A pessoa é, nesta perspectiva, o valor último, o valor supremo da democracia, que a dimensiona e humaniza41. É, igualmente, a raiz antropológica constitucionalmente estruturante do Estado de Direito o que, como vimos, não implica um conceito "fixista" da dignidade da pessoa humana, o "homo clausus", ou o "antropologicun fixo". Ao contrário, sendo a pessoa unidade aberta, sugere uma "integração pragmática"42.
Saliente-se, ainda, que, pelo caráter intersubjetivo da dignidade da pessoa humana, defendido por W. Maihofer, citado por Pérez Luño 43, na elaboração de seu significado parte-se da situação básica (Grundsituation) do homem em sua relação com os demais, isto é, da situação do ser com os outros (Mitsein), em lugar de fazê-lo em função do homem singular encerrado em sua esfera individual (selbstein). O que, ressaltamos nós, tem particular importância na fixação, em caso de colisão entre direitos fundamentais de dois indivíduos, do minimun invulnerável, além de, como destacou Pérez Luño, contribuir no estabelecimento dos limites e alcance dos direitos fundamentais.

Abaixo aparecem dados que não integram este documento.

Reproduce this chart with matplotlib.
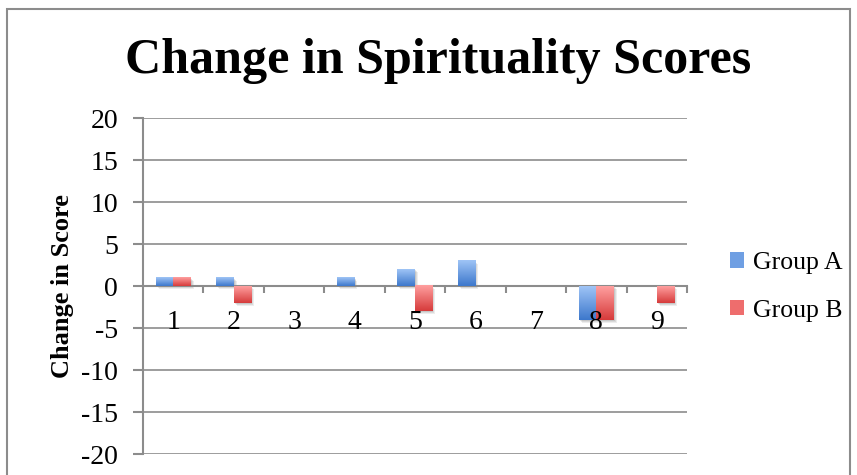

Relembre-se, neste momento, a decisão do Tribunal Constitucional espanhol que, precisando justamente o significado da primazia da dignidade da pessoa humana (art. 10.1. da Constituição espanhola), sublinhou que a dignidade há de permanecer inalterável qualquer que seja a situação em que a pessoa se encontre, constituindo, em conseqüência, um mininum invulnerável que todo estatuto jurídico deve assegurar44.
Neste sentido, ou seja, que a pessoa é um minimun invulnerável que todo estatuto jurídico deve assegurar, dissemos que a dignidade da pessoa humana é um princípio absoluto; porquanto, repetimos, ainda que se opte, em determinada situação, pelo valor coletivo, por exemplo, esta opção não pode nunca sacrificar, ferir o valor da pessoa.

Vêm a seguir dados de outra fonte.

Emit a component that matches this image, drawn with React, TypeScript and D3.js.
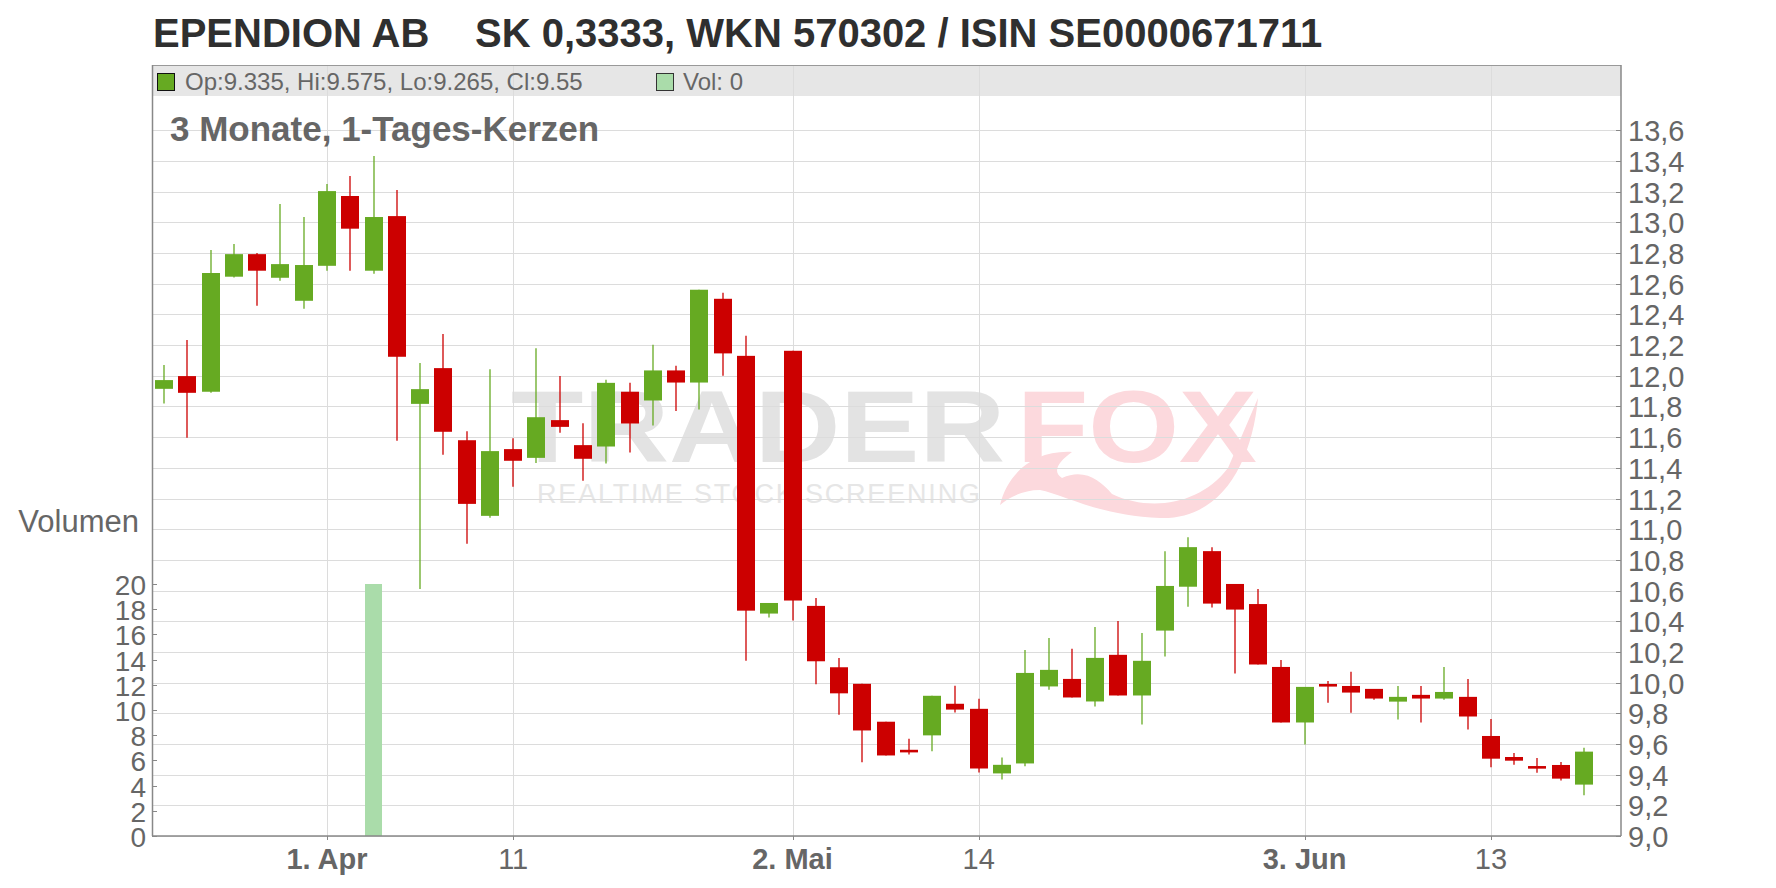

Distanciamo-nos, pois, do pensamento de Robert Alexy, que, como vimos, rejeita, radicalmente, a existência de princípios absolutos, chegando a afirmar que se os há, impõe-se modificar o conceito de princípio.

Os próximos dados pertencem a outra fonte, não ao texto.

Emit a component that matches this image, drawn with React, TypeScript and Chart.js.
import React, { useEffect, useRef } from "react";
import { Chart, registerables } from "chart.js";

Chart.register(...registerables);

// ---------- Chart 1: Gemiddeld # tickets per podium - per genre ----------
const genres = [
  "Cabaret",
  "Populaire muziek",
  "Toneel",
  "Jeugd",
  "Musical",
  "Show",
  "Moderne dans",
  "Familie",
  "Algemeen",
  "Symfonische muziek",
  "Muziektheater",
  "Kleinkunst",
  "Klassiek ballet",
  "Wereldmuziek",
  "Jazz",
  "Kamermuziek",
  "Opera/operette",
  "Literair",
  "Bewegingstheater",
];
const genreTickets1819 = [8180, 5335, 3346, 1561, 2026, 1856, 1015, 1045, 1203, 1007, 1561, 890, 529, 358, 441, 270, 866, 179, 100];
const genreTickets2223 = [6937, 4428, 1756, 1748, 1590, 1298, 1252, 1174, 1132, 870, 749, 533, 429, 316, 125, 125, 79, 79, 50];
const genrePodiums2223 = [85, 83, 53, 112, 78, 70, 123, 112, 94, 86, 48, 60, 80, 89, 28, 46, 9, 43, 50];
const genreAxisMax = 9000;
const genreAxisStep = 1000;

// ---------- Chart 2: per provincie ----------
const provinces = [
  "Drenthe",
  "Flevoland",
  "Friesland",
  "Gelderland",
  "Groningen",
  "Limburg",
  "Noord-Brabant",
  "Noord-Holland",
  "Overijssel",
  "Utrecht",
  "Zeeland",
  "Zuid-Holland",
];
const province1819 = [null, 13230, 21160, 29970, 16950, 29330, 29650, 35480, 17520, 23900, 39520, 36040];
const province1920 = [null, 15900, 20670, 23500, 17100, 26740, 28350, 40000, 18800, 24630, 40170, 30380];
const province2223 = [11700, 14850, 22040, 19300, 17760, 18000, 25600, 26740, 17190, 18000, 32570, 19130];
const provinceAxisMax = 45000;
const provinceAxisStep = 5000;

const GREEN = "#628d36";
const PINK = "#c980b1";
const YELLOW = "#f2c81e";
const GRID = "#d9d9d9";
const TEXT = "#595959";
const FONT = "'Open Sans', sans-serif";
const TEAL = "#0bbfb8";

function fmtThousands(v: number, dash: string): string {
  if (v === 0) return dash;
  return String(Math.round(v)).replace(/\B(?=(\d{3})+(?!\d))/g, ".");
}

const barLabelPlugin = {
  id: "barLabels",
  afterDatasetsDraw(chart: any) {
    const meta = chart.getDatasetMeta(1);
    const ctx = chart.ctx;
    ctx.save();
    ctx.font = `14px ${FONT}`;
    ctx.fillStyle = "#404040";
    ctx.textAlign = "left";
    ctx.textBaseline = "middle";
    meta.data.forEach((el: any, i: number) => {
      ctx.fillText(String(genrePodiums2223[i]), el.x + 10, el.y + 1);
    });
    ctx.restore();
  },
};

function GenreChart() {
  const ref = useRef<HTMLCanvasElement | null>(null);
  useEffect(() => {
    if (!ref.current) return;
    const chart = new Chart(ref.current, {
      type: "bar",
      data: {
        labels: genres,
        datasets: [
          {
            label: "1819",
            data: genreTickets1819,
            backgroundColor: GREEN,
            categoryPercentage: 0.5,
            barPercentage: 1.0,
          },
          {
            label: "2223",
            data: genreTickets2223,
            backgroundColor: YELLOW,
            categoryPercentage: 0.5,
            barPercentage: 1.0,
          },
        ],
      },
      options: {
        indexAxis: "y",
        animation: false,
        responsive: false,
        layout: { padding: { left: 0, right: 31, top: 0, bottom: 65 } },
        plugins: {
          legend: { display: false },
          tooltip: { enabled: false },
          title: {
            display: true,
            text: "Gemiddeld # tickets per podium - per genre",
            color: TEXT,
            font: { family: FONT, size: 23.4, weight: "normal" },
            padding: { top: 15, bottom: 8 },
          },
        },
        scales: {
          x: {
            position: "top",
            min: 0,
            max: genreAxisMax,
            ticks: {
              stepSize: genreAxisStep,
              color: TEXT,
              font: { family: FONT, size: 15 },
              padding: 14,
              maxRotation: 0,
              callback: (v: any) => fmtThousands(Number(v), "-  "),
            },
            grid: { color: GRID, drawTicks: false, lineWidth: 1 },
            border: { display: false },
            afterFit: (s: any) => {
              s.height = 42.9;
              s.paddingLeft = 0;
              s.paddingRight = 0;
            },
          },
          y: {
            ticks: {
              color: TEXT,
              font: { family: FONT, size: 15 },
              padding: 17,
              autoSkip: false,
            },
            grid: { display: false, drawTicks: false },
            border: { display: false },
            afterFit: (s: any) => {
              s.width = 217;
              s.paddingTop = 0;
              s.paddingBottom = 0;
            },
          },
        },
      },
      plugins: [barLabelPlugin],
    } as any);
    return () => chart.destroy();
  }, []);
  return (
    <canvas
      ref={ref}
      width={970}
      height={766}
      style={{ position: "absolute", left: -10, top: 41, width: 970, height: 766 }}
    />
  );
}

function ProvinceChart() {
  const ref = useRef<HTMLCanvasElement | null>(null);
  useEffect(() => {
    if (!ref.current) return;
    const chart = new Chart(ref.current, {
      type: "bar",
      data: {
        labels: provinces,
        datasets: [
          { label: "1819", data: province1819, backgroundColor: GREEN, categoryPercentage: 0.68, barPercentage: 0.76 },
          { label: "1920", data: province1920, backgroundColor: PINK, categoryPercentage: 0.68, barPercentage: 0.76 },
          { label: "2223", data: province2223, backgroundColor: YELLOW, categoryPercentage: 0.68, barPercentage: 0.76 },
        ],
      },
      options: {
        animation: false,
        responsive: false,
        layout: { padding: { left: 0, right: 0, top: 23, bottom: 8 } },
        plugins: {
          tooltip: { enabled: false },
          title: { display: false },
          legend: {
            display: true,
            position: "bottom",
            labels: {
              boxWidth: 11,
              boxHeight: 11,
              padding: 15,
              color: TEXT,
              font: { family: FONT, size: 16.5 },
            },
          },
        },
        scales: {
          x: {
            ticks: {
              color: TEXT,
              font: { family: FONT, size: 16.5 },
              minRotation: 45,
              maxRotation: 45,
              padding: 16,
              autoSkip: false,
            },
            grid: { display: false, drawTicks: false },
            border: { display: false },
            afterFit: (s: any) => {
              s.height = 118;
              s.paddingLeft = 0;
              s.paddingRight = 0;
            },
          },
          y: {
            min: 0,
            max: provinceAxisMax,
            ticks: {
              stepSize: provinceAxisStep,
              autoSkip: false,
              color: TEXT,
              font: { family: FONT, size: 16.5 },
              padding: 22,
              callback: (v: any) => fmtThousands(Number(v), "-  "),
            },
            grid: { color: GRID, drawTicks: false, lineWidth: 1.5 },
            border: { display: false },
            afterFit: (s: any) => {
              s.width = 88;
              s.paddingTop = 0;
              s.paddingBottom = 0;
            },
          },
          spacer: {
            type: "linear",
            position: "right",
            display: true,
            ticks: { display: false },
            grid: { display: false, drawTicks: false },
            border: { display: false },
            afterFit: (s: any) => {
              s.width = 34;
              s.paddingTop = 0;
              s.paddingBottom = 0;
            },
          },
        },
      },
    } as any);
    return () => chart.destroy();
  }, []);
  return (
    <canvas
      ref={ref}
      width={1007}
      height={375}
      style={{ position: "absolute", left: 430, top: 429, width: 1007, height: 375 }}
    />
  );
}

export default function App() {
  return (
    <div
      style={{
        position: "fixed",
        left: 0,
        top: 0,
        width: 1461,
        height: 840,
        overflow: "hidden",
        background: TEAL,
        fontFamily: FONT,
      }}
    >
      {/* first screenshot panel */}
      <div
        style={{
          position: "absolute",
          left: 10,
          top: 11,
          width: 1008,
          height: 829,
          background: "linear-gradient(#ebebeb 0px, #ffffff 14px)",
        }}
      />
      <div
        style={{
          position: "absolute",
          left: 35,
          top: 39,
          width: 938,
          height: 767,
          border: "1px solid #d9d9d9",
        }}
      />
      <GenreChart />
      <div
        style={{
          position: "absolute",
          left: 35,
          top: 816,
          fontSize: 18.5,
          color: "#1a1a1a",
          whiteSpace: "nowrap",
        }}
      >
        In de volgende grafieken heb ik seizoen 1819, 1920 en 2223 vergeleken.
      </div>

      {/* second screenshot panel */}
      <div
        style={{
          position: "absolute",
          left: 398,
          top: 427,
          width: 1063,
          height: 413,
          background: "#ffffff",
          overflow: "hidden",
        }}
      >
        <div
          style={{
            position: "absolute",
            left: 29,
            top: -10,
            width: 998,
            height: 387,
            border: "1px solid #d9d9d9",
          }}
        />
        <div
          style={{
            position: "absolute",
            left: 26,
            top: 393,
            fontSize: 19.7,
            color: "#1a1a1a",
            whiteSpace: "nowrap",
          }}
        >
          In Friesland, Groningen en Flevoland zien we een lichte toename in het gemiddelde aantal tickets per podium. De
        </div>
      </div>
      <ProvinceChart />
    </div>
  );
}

Ernst Bloch, citado por Pérez Luño45, destaca que a dignidade da pessoa humana possui duas dimensões que lhe são constitutivas: uma negativa e outra positiva. Aquela significa que a pessoa não venha ser objeto de ofensas ou humilhações. Daí o nosso texto constitucional dispor, coerentemente, que "ninguém será submetido a tortura nem a tratamento desumano ou degradante" (art. 5º, III, CF). Com efeito, "a dignidade — ensina Jorge Miranda46 — pressupõe a autonomia vital da pessoa, a sua autodeterminação relativamente ao Estado, às demais entidades públicas e às outras pessoas".
Impõe-se, por conseguinte, a afirmação da integridade física e espiritual do homem como dimensão irrenunciável da sua individualidade autonomamente responsável; a garantia da identidade e integridade da pessoa através do livre desenvolvimento da personalidade; a libertação da "angústia da existência" da pessoa mediante mecanismos de socialidade, dentre os quais se incluem a possibilidade de trabalho e a garantia de condições existenciais mínimas"47.
Por sua vez, a dimensão positiva presume o pleno desenvolvimento de cada pessoa, que supõe, de um lado, o reconhecimento da total autodisponibilidade, sem interferências ou impedimentos externos, das possibilidades de atuação próprias de cada homem; de outro, a autodeterminação que surge da livre projeção histórica da razão humana, antes que uma predeterminação dada pela natureza48.
Vimos que a proclamação do valor distinto da pessoa humana teve como conseqüência lógica a afirmação de direitos específicos de cada homem. A dignidade da pessoa humana é, por conseguinte, o núcleo essencial dos direitos fundamentais, a "fonte jurídico-positiva dos direitos fundamentais"49, a fonte ética, que confere unidade de sentido, de valor e de concordância prática ao sistema dos direitos fundamentais50, o "valor que atrai a realização dos direitos fundamentais"51, "el valor básico (Grundwert) fundamentador de los derechos humanos"52. "Los derechos fundamentales son la expresión más inmediata de la dignidade humana"53.
Daí falar-se, em conseqüência, na centralidade dos direitos fundamentais dentro do sistema constitucional, que eles apresentam não apenas um caráter subjetivo mas também cumprem funções estruturais, são "conditio sine qua non del Estado constitucional democrático"54.
Outrossim, a fundamentalidade destes direitos55, tanto formal como material. Ou seja, as normas de direito fundamental ocupam o grau superior da ordem jurídica; estão submetidas a processos dificultosos de revisão; constituem limites materiais da própria revisão; vinculam imediatamente os poderes públicos; significam a abertura a outros direitos fundamentais.
Dessa maneira, a interpretação dos demais preceitos constitucionais e legais há de fazer-se à luz daquelas normas constitucionais que proclamam e consagram direitos fundamentais, as normas de direito fundamental. Com razão, Canotilho fala "que a interpretação da Constituição pré-compreende uma teoria dos direitos fundamentais"56. E, nas palavras de Pérez Luño,
"para cumplir sus funciones los derechos fundamentales están dotados de una especial fuerza expansiva, o sea, de una capacidad de proyectar-se, a través de los consguientes métodos o técnicas, a la interpretación de todas las normas del ordenamiento jurídico. Así, nuestro Tribunal Constitucional há reconocido, de forma expressiva, que los derechos fundamentales son el parámetro ‘de conformidad con el cual deben ser interpretadas todas las normas que componen nuestro ordenamiento’"57.